Gonzales’s Sex and Pregnancy Discrimination Claims Under State Law
Gonzales claimed that she suffered from sex and pregnancy discrimination when Marriott refused to accommodate her request for additional lactation breaks. Marriott’s defense was that Gonzales did not enjoy the right to a reasonable accommodation for expressing breast milk because the state law only applied to mothers who expressed breast milk for their own children.
The court refused to grant Marriott’s motion to dismiss on the grounds that there may have been additional evidence that Gonzales needed to express milk for personal health reasons and it was for a jury to decide whether Gonzales’s request for continuing to express breast milk was reasonable.
Gonzales’s Sex Discrimination Claim Under Title VII
The crux of Gonzales’s sex discrimination claim was that she was the victim of sex stereotyping, an illegal form of sex discrimination. An employee experiences sex stereotyping when she or he suffers an adverse employment action because the employee does not conform to a traditional gender role. Specifically, Gonzales alleged that because she was a surrogate mother and not a “traditional mother,” she suffered the adverse employment action of being unable to continue taking lactation breaks while other “traditional mothers” were able to do so.

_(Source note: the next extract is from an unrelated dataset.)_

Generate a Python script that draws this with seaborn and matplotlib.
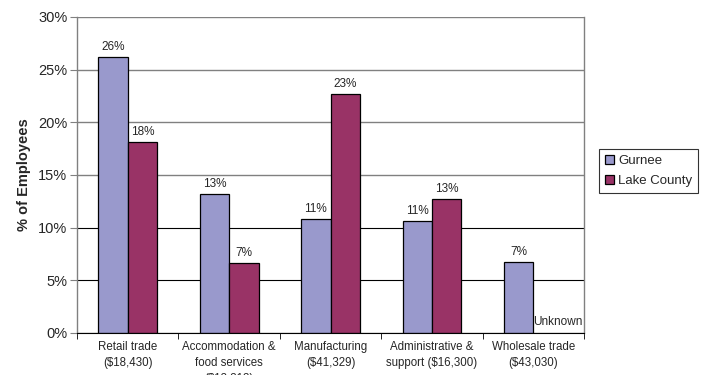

The court denied Marriott’s motion to dismiss Gonzales’s claim of sex discrimination under Title VII because it couldn’t agree with Marriott’s argument that any adverse treatment due to surrogacy was not sex stereotyping. Basically, the court punted the question for determination later in litigation. However, it was still a victory for Gonzales because the court acknowledged the possibility that surrogacy discrimination could be illegal sex discrimination under Title VII.
Gonzales’s Pregnancy Discrimination Claim Under the PDA
Gonzales argued that since Marriott made reasonable accommodations to other lactating employees, she was entitled to the same reasonable accommodations. Marriott disagreed, noting that the PDA did not require reasonable accommodations for employees who were pregnant or who had a pregnancy-related condition, such as Gonzales.
Even though the PDA does not expressly require pregnant employees to be reasonably accommodated, as a result of the Young v. UPS U.S. Supreme Court decision, the reasonable accommodation requirement has been read into the PDA such that employers must reasonably accommodate pregnant women unless they have a really good reason not to.
Therefore, Marriott’s argument failed. Additionally, Marriott’s request to dismiss Gonzales’s pregnancy discrimination claim under PDA failed because there were factual questions as to whether Marriott reasonably accommodated Gonzales by allowing her to use her lunch break to express breast milk and giving her 30 days’ notice that she could no longer have dedicated lactation breaks.
To read more about the Young v. UPS case, take a look at our blog post titled “Pregnancy Discrimination: Potential New Rules and EEOC Guidance,” which discusses the case.
For more information about surrogacy, please read FindLaw’s article “Surrogate Mothers,” the Human Rights Campaign’s “Overview of the Surrogacy Process,” and the Center for American Progress’s “Guide to State Surrogacy Laws.”
Summing It Up
- Under California state law, the fact that a lactating employee is producing milk for a child other than her own does not automatically mean she is unable to receive sex and pregnancy discrimination protections.
- Treating pregnant women differently on the basis of surrogacy may constitute illegal sex discrimination under Title VII.
- Ever since the Young v. UPS U.S. Supreme Court decision, the PDA now has a reasonable accommodation requirement for employees who are pregnant or have a pregnancy-related condition.